More Cadets May Have Known About Vehicle Thefts, LAPD Chief Beck Says

A handful of LAPD cadets may have known about the theft of patrol vehicles that led to the arrests of seven other participants in the program and of one officer who allegedly had sex with a 15-year-old cadet, the police chief said Tuesday.

LAPD Chief Charlie Beck speaks before a cadet graduation ceremony at the USC Galen Center in Los Angeles on June 24, 2017. (Credit: Marcus Yam / Los Angeles Times)

Chief Charlie Beck made the disclosure in a morning update to the Los Angeles Police Commission on the continuing scandal involving the 2,300-member youth program.

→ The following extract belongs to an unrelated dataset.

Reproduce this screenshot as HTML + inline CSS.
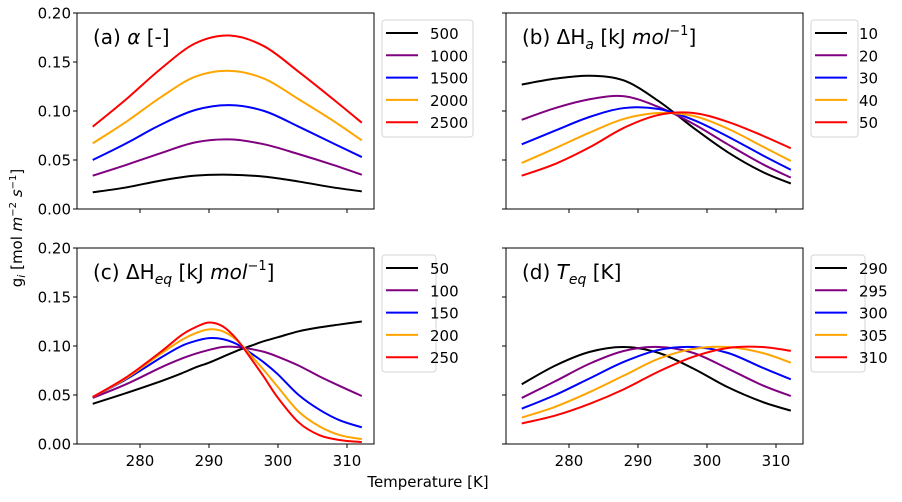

The case began on June 14, when police discovered two black-and-white patrol vehicles were missing. The vehicles were soon found being driven in tandem in the South L.A., prompting a pursuit that ended in two separate crashes. Three teens – two drivers and a passenger – were arrested. They turned out to be Los Angeles Police Department cadets.

A few days later, police arrested four more cadets in connection with the vehicle theft and taking of other police equipment. Text messages on one of those cadet’s phones led investigators to suspect that cadet was having a sexual relationship with the officer who operated the equipment room at 77th Street Division.

The officer, 31-year-old Robert Cain, was arrested on suspicion of statutory rape. Beck himself took Cain into custody at the 77th Street station.

A search of Cain’s Rancho Cucamonga home uncovered more than 100 firearms, some of which, Beck told commissioners, may not be legal in California. Police are working with federal firearms investigators on the case.

Investigators are seen handling firearms outside the Rancho Cucamonga home of Robert Cain on June 22, 2017. (Credit: KTLA)

Now Beck said an additional “handful” of cadets may have “had some knowledge or association” with the group of seven cadets already arrested.

“These are much less involved individuals,” Beck told the Police Commission.

The cadets could be criminally investigated, removed from the cadet program or be subject to “diversion,” Beck said.

No other full-time Police Department employees are suspected of involvement, he said.

Beck has crafted a directive to limit one-on-one contact between individual officers and cadets via social media and text messaging, he said.

“Also, we have made very, very clear that cadets are not to drive LAPD vehicles,” he said.

Investigators are working in “partnership” with the Officer of the Inspector General on the case.

Beck said he hopes the cadet program will “emerge from this stronger than ever.”